Lieutenant Governor Kim Reynolds Visits Brookview during Computer Science Education Listening Tour

Lt. Gov. Kim Reynolds visited Brookview Elementary today as part of her Computer Science Education Listening Tour November 14-15. Lt. Gov. Reynolds spent 45 minutes learning about program coding from students grades 1-5. Waukee Community School District’s elementary students have computer class at least once every six days.

  • First graders, Ivy Allen & Kinley Bergman, shared projects created with Osmos Coding on an iPad and explained what sequence was.

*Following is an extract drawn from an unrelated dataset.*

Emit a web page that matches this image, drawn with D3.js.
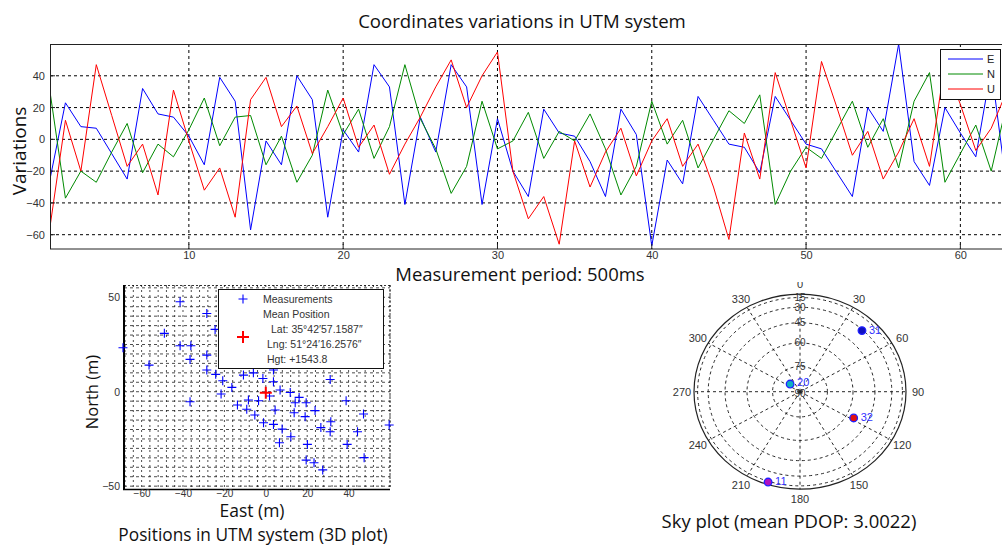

    • Sequence is the very first concept a student must understand when learning to code. Also known as order of events, a computer will execute commands exactly in the order or sequence they are written. As a programmer, it is important to make sure that the commands given to a computer are in the right sequence, otherwise, a program might not run as expected.
  • Second graders, Gabby James & Julian Mizer,  shared projects created with Kodable App on an iPad and explained what a condition was.

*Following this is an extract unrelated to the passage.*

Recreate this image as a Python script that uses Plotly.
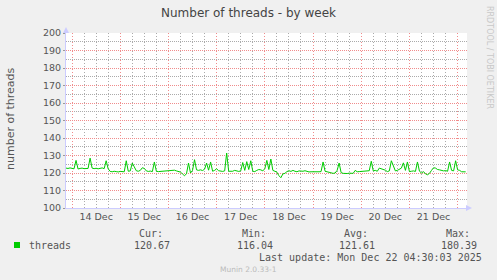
import plotly.graph_objects as go
import pandas as pd

# ---- data (hourly averages) ----
start_time = "2025-12-13 21:00"
threads = [
    122.8, 122.6, 122.9, 122.5, 122.4, 127.2, 122.3, 122.6, 122.8, 122.5,
    122.7, 122.6, 128.5, 122.8, 122.5, 122.7, 122.4, 122.6, 122.9, 122.5,
    127.0, 122.4, 120.9, 120.7, 121.0, 120.8, 120.6, 120.9, 120.8, 120.7,
    127.0, 121.0, 121.2, 125.7, 123.5, 121.3, 121.0, 121.5, 123.0, 122.6,
    121.2, 120.9, 121.1, 120.8, 126.3, 121.0, 120.8, 120.9, 120.7, 120.9,
    121.0, 121.3, 121.1, 121.4, 121.6, 121.2, 120.9, 120.5, 119.5, 118.4,
    119.6, 125.7, 120.0, 121.5, 127.6, 121.8, 121.5, 121.8, 121.4, 122.2,
    125.7, 121.6, 126.3, 121.0, 121.5, 122.4, 121.3, 121.1, 120.9, 121.2,
    131.4, 121.0, 120.8, 121.0, 121.5, 121.2, 120.9, 121.2, 126.0, 121.5,
    126.5, 122.0, 127.0, 121.0, 120.8, 121.5, 122.0, 121.8, 121.2, 122.5,
    127.2, 122.0, 128.0, 121.5, 120.8, 120.5, 118.5, 117.3, 119.5, 119.8,
    120.8, 121.3, 120.9, 121.5, 121.0, 120.7, 121.2, 120.9, 121.0, 121.3,
    120.9, 120.6, 120.7, 120.6, 120.5, 120.6, 120.7, 120.8, 126.3, 121.0,
    120.6, 120.6, 120.0, 119.8, 120.0, 121.5, 125.7, 120.2, 119.8, 119.6,
    119.7, 119.9, 120.0, 119.8, 121.5, 120.7, 120.8, 120.9, 120.7, 120.9,
    121.0, 121.3, 126.7, 121.2, 121.5, 121.0, 122.8, 122.5, 122.0, 121.6,
    120.8, 121.2, 127.0, 123.5, 121.2, 121.5, 122.0, 122.8, 125.8, 121.5,
    126.3, 120.8, 121.0, 121.2, 120.9, 126.3, 121.0, 120.0, 120.8, 119.5,
    119.0, 119.8, 121.5, 123.0, 122.8, 122.0, 121.8, 121.5, 121.2, 121.4,
    121.0, 126.3, 121.5, 121.2, 127.0, 121.8, 121.5, 120.7, 120.6, 120.67,
]
times = pd.date_range(start_time, periods=len(threads), freq="h")

x_range = ["2025-12-13 21:00", "2025-12-22 04:40"]
y_range = [100, 200]
title_text = "Number of threads - by week"
y_title = "number of threads"
series_name = "threads"
stat_labels = ["Cur:", "Min:", "Avg:", "Max:"]
stat_values = ["120.67", "116.04", "121.61", "180.39"]
last_update = "Last update: Mon Dec 22 04:30:03 2025"
footer = "Munin 2.0.33-1"
side_text = "RRDTOOL / TOBI OETIKER"

# ---- layout geometry ----
W, H = 497, 280
L, R, T, B = 66, 467, 33, 208
PW, PH = R - L, B - T


def px(x):
    return (x - L) / PW


def py(y):
    return (B - y) / PH


GREEN = "#00CC00"
MAJOR = "#F08C8C"
MINOR = "#ABABAB"
AXIS = "#CCCCFF"
TXT = "#555555"
DOT_X = "1px,2px"
DOT_Y = "1px,1px"

fig = go.Figure()
fig.add_trace(go.Scatter(x=times, y=threads, mode="lines", name=series_name,
                         line=dict(color=GREEN, width=1), hoverinfo="skip"))

fig.update_layout(
    width=W, height=H,
    margin=dict(l=L, r=W - R, t=T, b=H - B, pad=0),
    paper_bgcolor="#F0F0F0", plot_bgcolor="#FFFFFF",
    showlegend=False,
    font=dict(family="DejaVu Sans", size=10, color=TXT),
)

fig.update_xaxes(
    type="date", range=x_range,
    tick0="2025-12-14 00:00", dtick=86400000, tickformat="%d %b",
    ticklabelmode="period",
    showgrid=True, gridcolor=MAJOR, griddash=DOT_X, gridwidth=1,
    minor=dict(dtick=6 * 3600000, tick0="2025-12-14 00:00", showgrid=True,
               gridcolor=MINOR, griddash=DOT_X, gridwidth=1),
    showline=True, linecolor=AXIS, linewidth=1,
    ticks="", tickfont=dict(family="DejaVu Sans", size=9.5, color=TXT),
    zeroline=False,
)
fig.update_yaxes(
    range=y_range, dtick=10, tick0=100,
    showgrid=True, gridcolor=MAJOR, griddash=DOT_Y, gridwidth=1,
    minor=dict(dtick=5, showgrid=True, gridcolor=MINOR, griddash=DOT_Y, gridwidth=1),
    showline=True, linecolor=AXIS, linewidth=1,
    ticks="outside", ticklen=2, tickcolor="#999999",
    tickfont=dict(family="DejaVu Sans", size=9.5, color=TXT),
    zeroline=False,
)

# axis arrows
fig.add_shape(type="path", xref="paper", yref="paper",
              path=f"M {px(63)} {py(33)} L {px(69)} {py(33)} L {px(66)} {py(27)} Z",
              fillcolor=AXIS, line=dict(width=0))
fig.add_shape(type="path", xref="paper", yref="paper",
              path=f"M {px(466)} {py(205)} L {px(466)} {py(211)} L {px(472)} {py(208)} Z",
              fillcolor=AXIS, line=dict(width=0))

ann = []
ann.append(dict(text=title_text, x=px(248), y=py(13), font=dict(size=12, color="#444444")))
ann.append(dict(text=y_title, x=px(10), y=py(119), textangle=-90,
                font=dict(size=11, color=TXT)))
ann.append(dict(text=side_text, x=px(490), y=py(57), textangle=90,
                font=dict(size=8, color="#C8C8C8")))

MONO = "DejaVu Sans Mono"
ann.append(dict(text=series_name, x=px(27), y=py(245), xanchor="left",
                font=dict(family=MONO, size=10, color=TXT)))
cols = [151, 254, 356, 458]
for cx, lab, val in zip(cols, stat_labels, stat_values):
    ann.append(dict(text=lab, x=px(cx), y=py(233.5), font=dict(family=MONO, size=10, color=TXT)))
    ann.append(dict(text=val, x=px(cx + 1), y=py(245), font=dict(family=MONO, size=10, color=TXT)))
ann.append(dict(text=last_update, x=px(483.5), y=py(257.5), xanchor="right",
                font=dict(family=MONO, size=10, color=TXT)))
ann.append(dict(text=footer, x=px(248), y=py(269.5),
                font=dict(family="DejaVu Sans", size=7.5, color="#BBBBBB")))

for a in ann:
    a.setdefault("xanchor", "center")
    a.update(xref="paper", yref="paper", showarrow=False, yanchor="middle")
fig.update_layout(annotations=ann)

# legend colour square
fig.add_shape(type="rect", xref="paper", yref="paper",
              x0=px(14), x1=px(20), y0=py(242), y1=py(248),
              fillcolor=GREEN, line=dict(width=0))

fig.write_html("out.html", config={"displayModeBar": False})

    • Conditions (conditional expressions) are the second of three basic flow control structures in programming. Like sequence, conditions influence a computer program’s decision-making process. They are also called if/then statements.  Example: If you land on the yellow square, then turn right.
  • Third Graders, Harrison Allen & Maddie Straka,  shared projects created with Code.org Code Studio Curriculum and explained what a repeat loop was.
    • Loops are commands that are used to repeat a portion of code until a process is complete, and are essential to many repetitive tasks commonly required in programming. Loops save time. Programmers often need to repeat the same code hundreds of times in one program. Programmers use loops to save themselves valuable time when coding simple or complex programs.
  • Fourth graders, Brant Krome & Will Hurlburt,  shared a coding with robotics project using a Dash & Dot Robot and Ollie and why it’s important to use and understand robotics.
    • As robotics and computers become increasingly prevalent in students’ lives, understanding programming and programming concepts is becoming imperative for students’ success. Robots are a fun, easy and effective way to learn about computer programming. Programming a robot has tangible, observable effects. Testing the robot’s code can be done in a hands­-on way with visual results.
  • Fifth graders, Drew Hurlburt, Avery Bergman and Chase Hamilton, shared video games created using Scratch programming and explained why and how games are created.
    • The ability to code computer programs is an important part of literacy in today’s society. When people learn to code in Scratch, they learn important strategies for solving problems, designing projects and communicating ideas. These students have applied the important coding concepts that they have learned in grades K-4 and can now use code to write their own programs.